- STORED RECORDS:
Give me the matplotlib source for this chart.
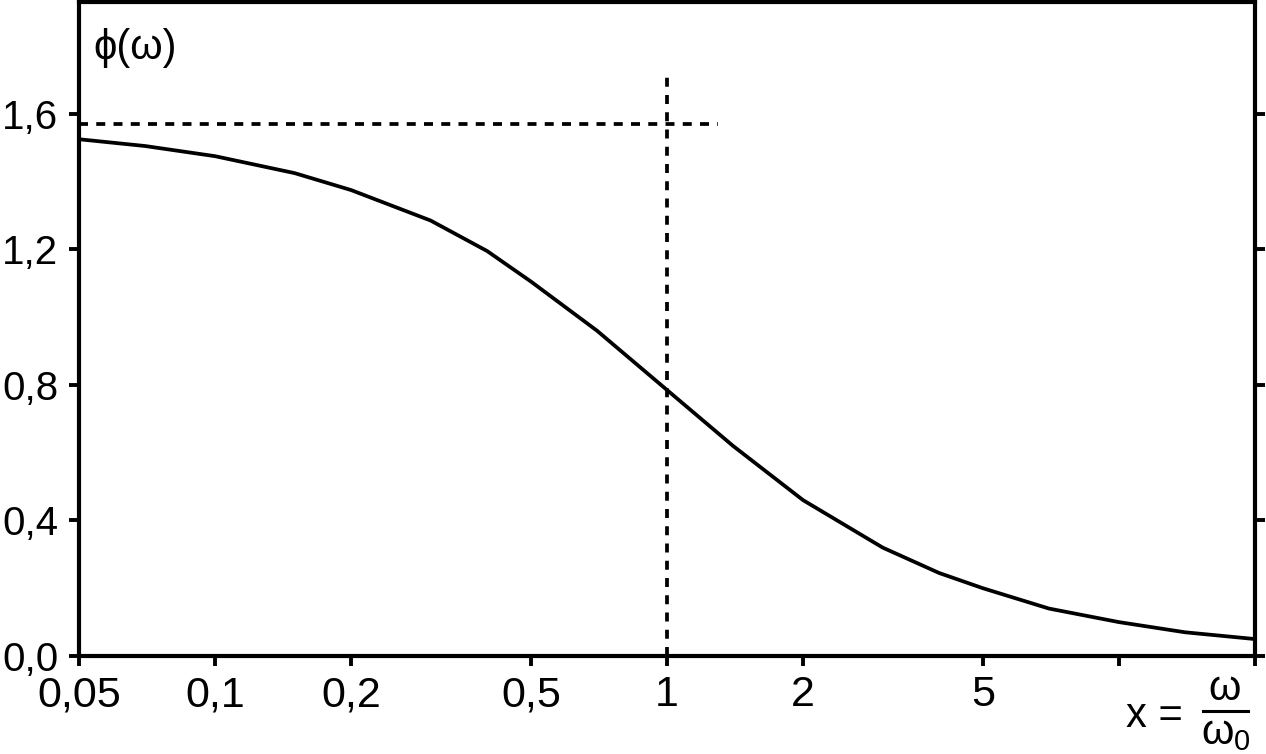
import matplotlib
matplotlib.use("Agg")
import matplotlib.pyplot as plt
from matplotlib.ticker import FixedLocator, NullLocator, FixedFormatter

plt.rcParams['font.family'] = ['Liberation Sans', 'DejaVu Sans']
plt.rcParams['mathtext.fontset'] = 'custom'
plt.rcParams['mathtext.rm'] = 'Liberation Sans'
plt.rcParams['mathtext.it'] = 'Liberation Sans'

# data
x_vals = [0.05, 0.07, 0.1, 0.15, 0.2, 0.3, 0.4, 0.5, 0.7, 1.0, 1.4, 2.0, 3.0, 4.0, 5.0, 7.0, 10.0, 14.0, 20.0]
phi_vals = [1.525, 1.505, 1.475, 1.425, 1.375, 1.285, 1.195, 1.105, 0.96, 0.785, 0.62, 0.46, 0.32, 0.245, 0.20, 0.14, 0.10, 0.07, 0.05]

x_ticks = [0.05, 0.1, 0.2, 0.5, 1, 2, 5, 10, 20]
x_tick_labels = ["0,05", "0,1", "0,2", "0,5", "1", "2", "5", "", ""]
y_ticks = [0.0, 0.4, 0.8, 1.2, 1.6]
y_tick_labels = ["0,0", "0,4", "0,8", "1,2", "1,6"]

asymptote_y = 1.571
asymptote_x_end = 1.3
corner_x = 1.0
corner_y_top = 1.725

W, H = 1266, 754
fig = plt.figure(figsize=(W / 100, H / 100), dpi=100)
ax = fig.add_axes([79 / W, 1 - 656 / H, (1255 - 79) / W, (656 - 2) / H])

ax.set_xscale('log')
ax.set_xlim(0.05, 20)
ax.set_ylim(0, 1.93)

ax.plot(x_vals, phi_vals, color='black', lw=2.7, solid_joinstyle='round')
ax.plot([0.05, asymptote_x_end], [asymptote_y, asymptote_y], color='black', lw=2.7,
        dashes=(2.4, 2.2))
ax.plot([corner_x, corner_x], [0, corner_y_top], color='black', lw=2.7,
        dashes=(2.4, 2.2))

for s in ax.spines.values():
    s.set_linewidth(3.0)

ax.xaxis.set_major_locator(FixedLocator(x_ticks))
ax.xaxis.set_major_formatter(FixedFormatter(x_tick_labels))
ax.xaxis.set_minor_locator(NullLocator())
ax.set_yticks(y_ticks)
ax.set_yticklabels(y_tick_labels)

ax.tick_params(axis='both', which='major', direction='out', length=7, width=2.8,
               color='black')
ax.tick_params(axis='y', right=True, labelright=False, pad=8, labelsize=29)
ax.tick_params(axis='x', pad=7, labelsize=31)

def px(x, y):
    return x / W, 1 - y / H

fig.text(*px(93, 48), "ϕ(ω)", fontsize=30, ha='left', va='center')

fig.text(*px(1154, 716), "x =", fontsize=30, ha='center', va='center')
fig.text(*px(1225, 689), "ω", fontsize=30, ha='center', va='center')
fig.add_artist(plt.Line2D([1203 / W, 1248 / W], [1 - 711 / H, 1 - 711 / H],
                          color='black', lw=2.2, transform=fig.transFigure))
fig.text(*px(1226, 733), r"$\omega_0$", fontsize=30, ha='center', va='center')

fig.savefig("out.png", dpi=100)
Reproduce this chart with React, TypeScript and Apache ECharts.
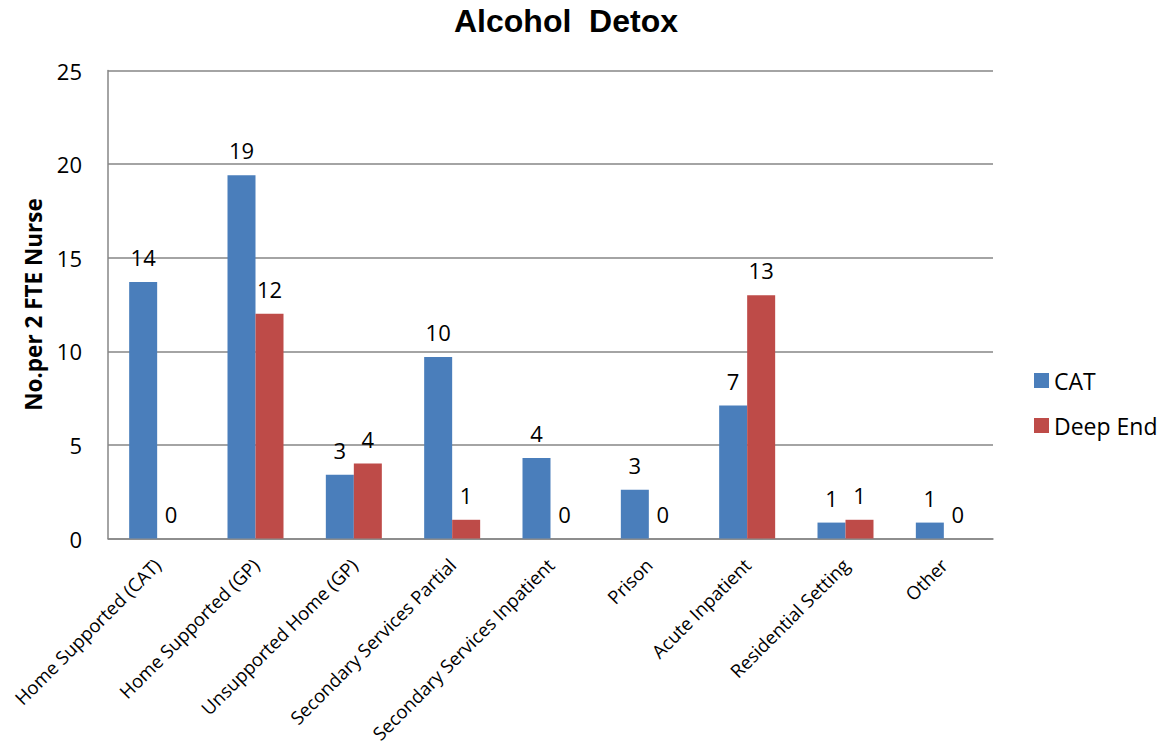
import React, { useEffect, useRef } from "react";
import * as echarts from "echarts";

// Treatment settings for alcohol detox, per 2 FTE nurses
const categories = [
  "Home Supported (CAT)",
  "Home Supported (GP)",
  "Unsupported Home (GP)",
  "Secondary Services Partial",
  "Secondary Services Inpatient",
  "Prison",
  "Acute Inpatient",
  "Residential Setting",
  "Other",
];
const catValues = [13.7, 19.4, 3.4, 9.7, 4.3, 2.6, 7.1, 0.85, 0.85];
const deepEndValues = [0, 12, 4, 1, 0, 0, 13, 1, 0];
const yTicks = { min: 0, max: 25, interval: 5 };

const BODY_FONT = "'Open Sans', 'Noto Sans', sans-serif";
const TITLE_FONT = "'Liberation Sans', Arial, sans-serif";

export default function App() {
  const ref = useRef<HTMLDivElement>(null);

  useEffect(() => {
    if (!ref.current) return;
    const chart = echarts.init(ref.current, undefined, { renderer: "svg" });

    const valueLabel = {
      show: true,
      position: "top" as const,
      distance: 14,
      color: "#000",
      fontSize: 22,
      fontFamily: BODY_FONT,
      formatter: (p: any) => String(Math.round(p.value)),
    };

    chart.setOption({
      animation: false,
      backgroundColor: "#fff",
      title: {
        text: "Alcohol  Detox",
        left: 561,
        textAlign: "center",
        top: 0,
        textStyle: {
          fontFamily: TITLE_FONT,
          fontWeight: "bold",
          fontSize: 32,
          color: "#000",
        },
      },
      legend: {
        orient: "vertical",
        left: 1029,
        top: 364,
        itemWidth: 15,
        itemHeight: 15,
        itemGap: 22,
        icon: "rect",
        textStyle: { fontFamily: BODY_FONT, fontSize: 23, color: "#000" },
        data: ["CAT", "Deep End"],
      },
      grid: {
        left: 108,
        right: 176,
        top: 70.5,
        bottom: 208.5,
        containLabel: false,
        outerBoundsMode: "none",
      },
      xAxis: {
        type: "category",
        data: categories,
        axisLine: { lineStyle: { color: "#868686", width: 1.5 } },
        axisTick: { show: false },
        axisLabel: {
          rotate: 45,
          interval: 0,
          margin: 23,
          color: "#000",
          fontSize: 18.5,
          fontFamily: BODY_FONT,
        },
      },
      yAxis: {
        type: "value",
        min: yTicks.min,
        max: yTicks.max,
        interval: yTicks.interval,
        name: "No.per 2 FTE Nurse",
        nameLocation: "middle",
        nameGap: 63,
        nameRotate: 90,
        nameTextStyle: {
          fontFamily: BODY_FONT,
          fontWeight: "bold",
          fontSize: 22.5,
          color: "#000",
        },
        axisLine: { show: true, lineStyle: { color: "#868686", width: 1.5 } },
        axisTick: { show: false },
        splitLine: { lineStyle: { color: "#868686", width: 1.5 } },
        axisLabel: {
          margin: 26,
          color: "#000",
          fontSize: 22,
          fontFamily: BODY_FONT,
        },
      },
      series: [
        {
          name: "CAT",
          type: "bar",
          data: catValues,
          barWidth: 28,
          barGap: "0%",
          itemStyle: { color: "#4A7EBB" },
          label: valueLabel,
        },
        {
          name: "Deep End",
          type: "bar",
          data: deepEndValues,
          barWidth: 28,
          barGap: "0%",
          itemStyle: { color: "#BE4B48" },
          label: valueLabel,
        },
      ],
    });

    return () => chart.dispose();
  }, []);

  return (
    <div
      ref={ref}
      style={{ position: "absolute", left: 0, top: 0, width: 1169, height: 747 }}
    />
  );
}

- GIVEN PROBLEM: Look at the listing and set down only the lines from its start through the line with "from matplotlib.ticker import", word for word and without pictures.

- PROBLEM SOLUTION:
Give me the matplotlib source for this chart.
import matplotlib
matplotlib.use("Agg")
import matplotlib.pyplot as plt
from matplotlib.ticker import FixedLocator, NullLocator, FixedFormatter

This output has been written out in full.